In the spring of 1921 the Federation of Women’s Clubs of Inyo County and later the Board of Supervisors encouraged Chalfant to collect the material for book publication. The result was “The Story of Inyo,” first published in 1921 and re- published in revised form in 1933.

“The Story of Inyo” was followed by “Outposts of Civilization” in 1928, “Death Valley, The Facts” in 1930, “Tales of the Pioneers” in 1942 and “Gold, Guns and Ghosttowns,” a selection of some of the best of two previous books, in 1947. The last mentioned was published in England by Oxford University Press and went through six editions.

Chalfant, his hat pulled down, striding along the Bishop Streets, was a familiar and respected figure in the town he promoted and defended. He only briefly acknowledged the greetings of his fellow citizens. He didn’t waste his time and didn’t allow others to do so.

Friends remember him as quiet, even reserved. He thought his job was to report public affairs, not participate in them. He had firm opinions on many subjects, but those he expressed in editorial columns, not in public forums.

Co-workers enjoyed his good, dry sense of humor as he sat in the editorial chair, vest half-open, hat cockeyed, sleeves rolled up, adding yet more to the pile of papers and books on his desk. It was his boast that he could lay his hand on anything he wanted there. He had no need to clear off that desk even when he sold The Register in 1942 to George W. Savage and Roy L. French, publishers of the Lone Pine Progress-Citizen and Inyo Independent. He continued as editor until his death the next year — a role he had filled for 56 years.

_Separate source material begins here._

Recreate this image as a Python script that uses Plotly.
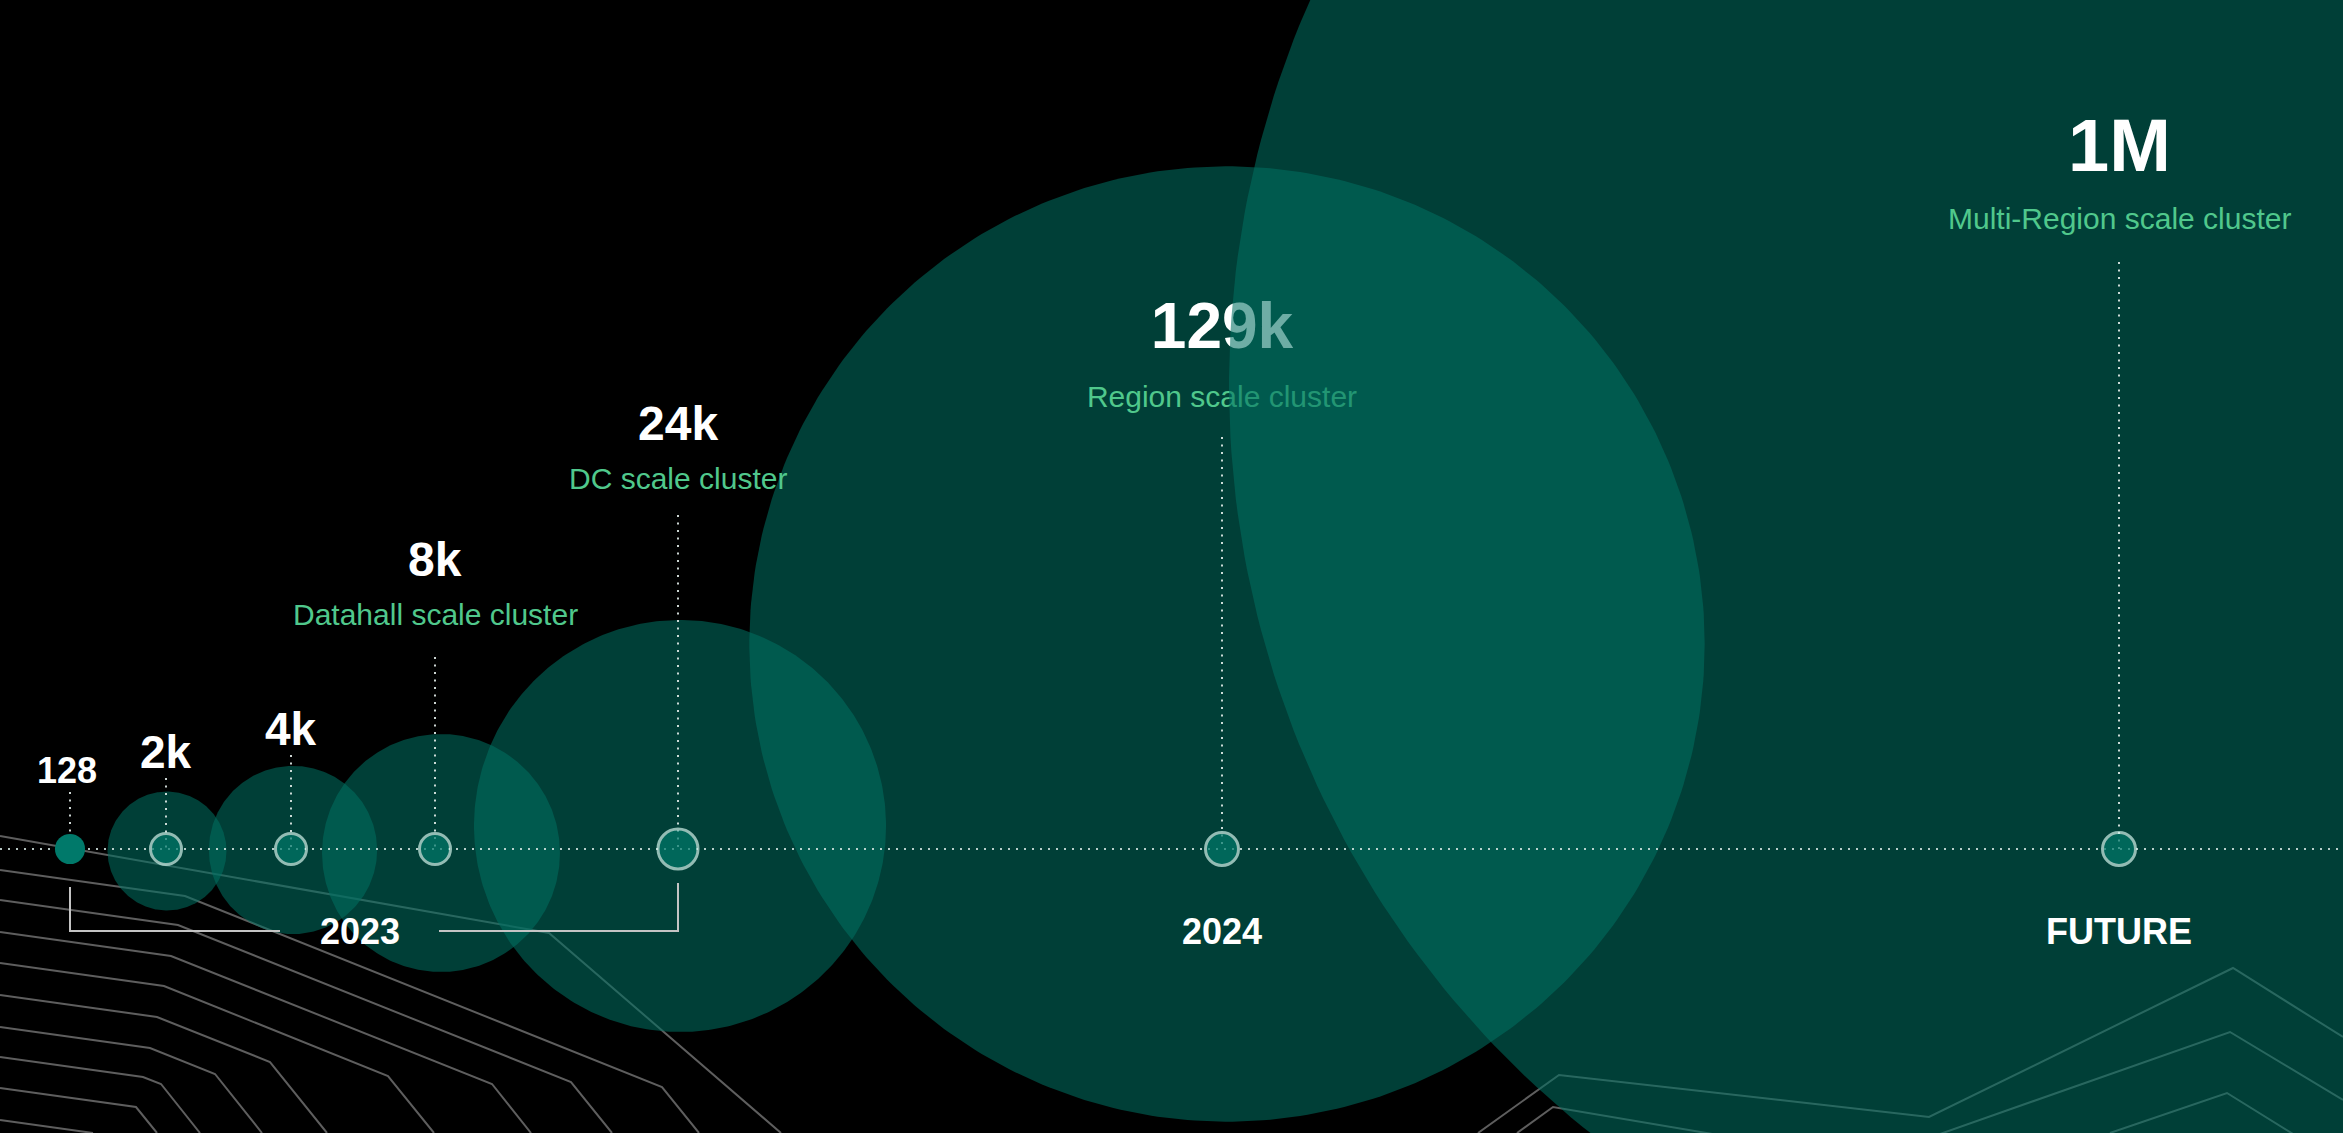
import numpy as np
import plotly.graph_objects as go

# ---------------------------------------------------------------- data
scale_labels = ["128", "2k", "4k", "8k", "24k", "129k", "1M"]
gpu_counts = [128, 2000, 4000, 8000, 24000, 129000, 1000000]
cluster_names = ["", "", "", "Datahall scale cluster", "DC scale cluster",
                 "Region scale cluster", "Multi-Region scale cluster"]
era_labels = ["2023", "2024", "FUTURE"]

# ---------------------------------------------------------------- layout constants
W, H = 2343, 1133
TIMELINE_Y = 849
FONT = "Liberation Sans, Arial, Helvetica, sans-serif"
GREEN_TEXT = "#50c88c"
BUBBLE_FILL = "rgba(0,110,96,0.57)"
NODE_FILL = "#00796a"
NODE_RING = "#d2f2ea"

node_x = [70, 166, 291, 435, 678, 1222, 2119]
node_size = [30, 31, 31, 31, 40, 33, 33]
bubble_cx = [70, 167, 293, 441, 680, 1227, 2184]
bubble_cy = [849, 851, 850, 853, 826, 644, 385]
RADIUS_K = 1.33          # px per sqrt(GPU)
RADIUS_MAX = 955         # largest bubble is drawn capped
value_y = [770, 752, 729, 559, 423, 332, 145]
value_size = [36, 46, 46, 48, 48, 64, 74]
name_y = [None, None, None, 614, 478, 399, 218]
stem_top = [792, 778, 755, 657, 515, 437, 262]
era_x = [360, 1222, 2119]
ERA_Y = 931

radii = [min(RADIUS_K * np.sqrt(v), RADIUS_MAX) for v in gpu_counts]

# decorative circuit-like strokes in the background
backdrop_lines = [
    [(0, 836), (549, 933), (781, 1133)],
    [(0, 870), (185, 896), (662, 1087), (699, 1133)],
    [(0, 900), (178, 925), (571, 1082), (612, 1133)],
    [(0, 932), (171, 956), (492, 1084), (531, 1133)],
    [(0, 963), (164, 986), (388, 1076), (434, 1133)],
    [(0, 995), (157, 1017), (270, 1062), (327, 1133)],
    [(0, 1027), (150, 1048), (215, 1074), (262, 1133)],
    [(0, 1057), (143, 1077), (161, 1084), (200, 1133)],
    [(0, 1088), (136, 1107), (157, 1133)],
    [(0, 1120), (93, 1133)],
    [(1478, 1133), (1559, 1075), (1929, 1117), (2233, 968), (2343, 1037)],
    [(1517, 1133), (1553, 1107), (1866, 1160), (2230, 1032), (2343, 1100)],
    [(2110, 1133), (2227, 1093), (2343, 1165)],
]


def circle_path(cx, cy, r, n=400):
    t = np.linspace(0, 2 * np.pi, n)
    return cx + r * np.cos(t), cy + r * np.sin(t)


fig = go.Figure()

# background strokes
for pts in backdrop_lines:
    xs, ys = zip(*pts)
    fig.add_trace(go.Scatter(x=xs, y=ys, mode="lines",
                             line=dict(color="#5e5e5e", width=2),
                             hoverinfo="skip"))

# translucent bubbles (2k .. 129k)
for i in range(1, 6):
    bx, by = circle_path(bubble_cx[i], bubble_cy[i], radii[i])
    fig.add_trace(go.Scatter(x=bx, y=by, mode="lines", fill="toself",
                             fillcolor=BUBBLE_FILL, line=dict(width=0),
                             hoverinfo="skip"))

# 129k label sits beneath the 1M bubble
fig.add_trace(go.Scatter(
    x=[node_x[5], node_x[5]], y=[value_y[5], name_y[5]], mode="text",
    text=[f"<b>{scale_labels[5]}</b>", cluster_names[5]],
    textposition="middle center",
    textfont=dict(family=FONT, size=[value_size[5], 30], color=["white", GREEN_TEXT]),
    hoverinfo="skip"))

# 1M bubble
bx, by = circle_path(bubble_cx[6], bubble_cy[6], radii[6])
fig.add_trace(go.Scatter(x=bx, y=by, mode="lines", fill="toself",
                         fillcolor=BUBBLE_FILL, line=dict(width=0),
                         hoverinfo="skip"))

# dotted timeline
fig.add_trace(go.Scatter(x=[0, W], y=[TIMELINE_Y, TIMELINE_Y], mode="lines",
                         line=dict(color="rgba(215,232,228,0.85)", width=2, dash="2px,6px"),
                         hoverinfo="skip"))

# dotted stems from nodes up to labels
for x, top in zip(node_x, stem_top):
    fig.add_trace(go.Scatter(x=[x, x], y=[top, TIMELINE_Y], mode="lines",
                             line=dict(color="rgba(225,235,232,0.9)", width=2, dash="2px,5.5px"),
                             hoverinfo="skip"))

# 2023 bracket
fig.add_trace(go.Scatter(
    x=[node_x[0], node_x[0], 280, None, 439, node_x[4], node_x[4]],
    y=[887, ERA_Y, ERA_Y, None, ERA_Y, ERA_Y, 883],
    mode="lines", line=dict(color="#c4c4c4", width=2), hoverinfo="skip"))

# timeline nodes
fig.add_trace(go.Scatter(
    x=node_x[:1], y=[TIMELINE_Y], mode="markers",
    marker=dict(size=2 * radii[0], color=NODE_FILL, line=dict(width=0)),
    hoverinfo="skip"))
fig.add_trace(go.Scatter(
    x=node_x[1:], y=[TIMELINE_Y] * (len(node_x) - 1), mode="markers",
    marker=dict(size=node_size[1:], color=NODE_FILL,
                line=dict(color=NODE_RING, width=3)),
    hoverinfo="skip"))

annotations = []
for i, lab in enumerate(scale_labels):
    if i == 5:
        continue
    annotations.append(dict(x=node_x[i] if i else 67, y=value_y[i], xref="x", yref="y",
                            text=f"<b>{lab}</b>", showarrow=False,
                            xanchor="center", yanchor="middle",
                            font=dict(family=FONT, size=value_size[i], color="white")))
    if cluster_names[i]:
        annotations.append(dict(x=node_x[i], y=name_y[i], xref="x", yref="y",
                                text=cluster_names[i], showarrow=False,
                                xanchor="center", yanchor="middle",
                                font=dict(family=FONT, size=30, color=GREEN_TEXT)))
for x, lab in zip(era_x, era_labels):
    annotations.append(dict(x=x, y=ERA_Y, xref="x", yref="y", text=f"<b>{lab}</b>",
                            showarrow=False, xanchor="center", yanchor="middle",
                            font=dict(family=FONT, size=36, color="white")))

fig.update_layout(
    width=W, height=H,
    margin=dict(l=0, r=0, t=0, b=0, pad=0),
    paper_bgcolor="black", plot_bgcolor="black",
    showlegend=False,
    xaxis=dict(range=[0, W], visible=False, fixedrange=True),
    yaxis=dict(range=[H, 0], visible=False, fixedrange=True),
    annotations=annotations,
    hovermode=False,
)

fig.write_html("out.html", config={"displayModeBar": False})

Savage and French, to honor Chalfant, took the name of Chalfant Press for their three papers.

The Chalfant name lives in other monuments to Bill Chalfant’s contribution to his beloved Inyo County. Chalfant Valley, in the shadow of the 13,000-foot White Mountain Range, is famous for its Indian petroglyphs.

Perhaps John B. Long, manager of the California Newspaper Publishers Association, said it best in 1942 when he spoke at a Rotary meeting honoring Mr. and Mrs. Chalfant on their golden wedding anniversary. “Angels Camp had its Mark Twain, the Valley of the Moon its Jack London, San Francisco its Bret Harte, and Owens Valley has its Bill Chalfant.”

Testimonials poured into the newspaper office following Chalfant’s death. Roy Boothe, supervisor of Inyo National Forest, wrote: “Inyo County and the West will miss the sound judgment and courageous opinions that were expressed in his editorial columns over the long period of his service ... as editor. ... Even his opponents in controversial subjects would have nothing but the highest respect for his fairness and honesty of purpose. Time has almost invariably proven the wiseness and straight thinking of his words, whether written or spoken.”

His one-time co-publisher, W.C. Parcher, wrote: Bill, following the teaching of his father and the dictates of his own great heart, made The Register a thoroughly clean and reliable newspaper which throughout the years has commanded the respect of his fellow editors. He conducted the paper with the same integrity and honesty of purpose with which he ordered his life.

He was vigorous and fearless in his advocacy of any proposition he considered in the best interests of the community, and uncompromising in his denunciation of any against that interest. But no matter how intense a controversy became, he stuck straight to the issue and refused to indulge in personalities. He was a judge of human nature, but judged no man.

Well, with the possible exception of Mulholland.

Hall of Fame inductees are selected annually by a committee appointed by the California Press Foundation. They recognize career achievements of weekly and daily publishers in California who were important and influential in their era, as judged by their peers in the association. The write-ups are a historical and journalistic snapshot in time and not official biographies.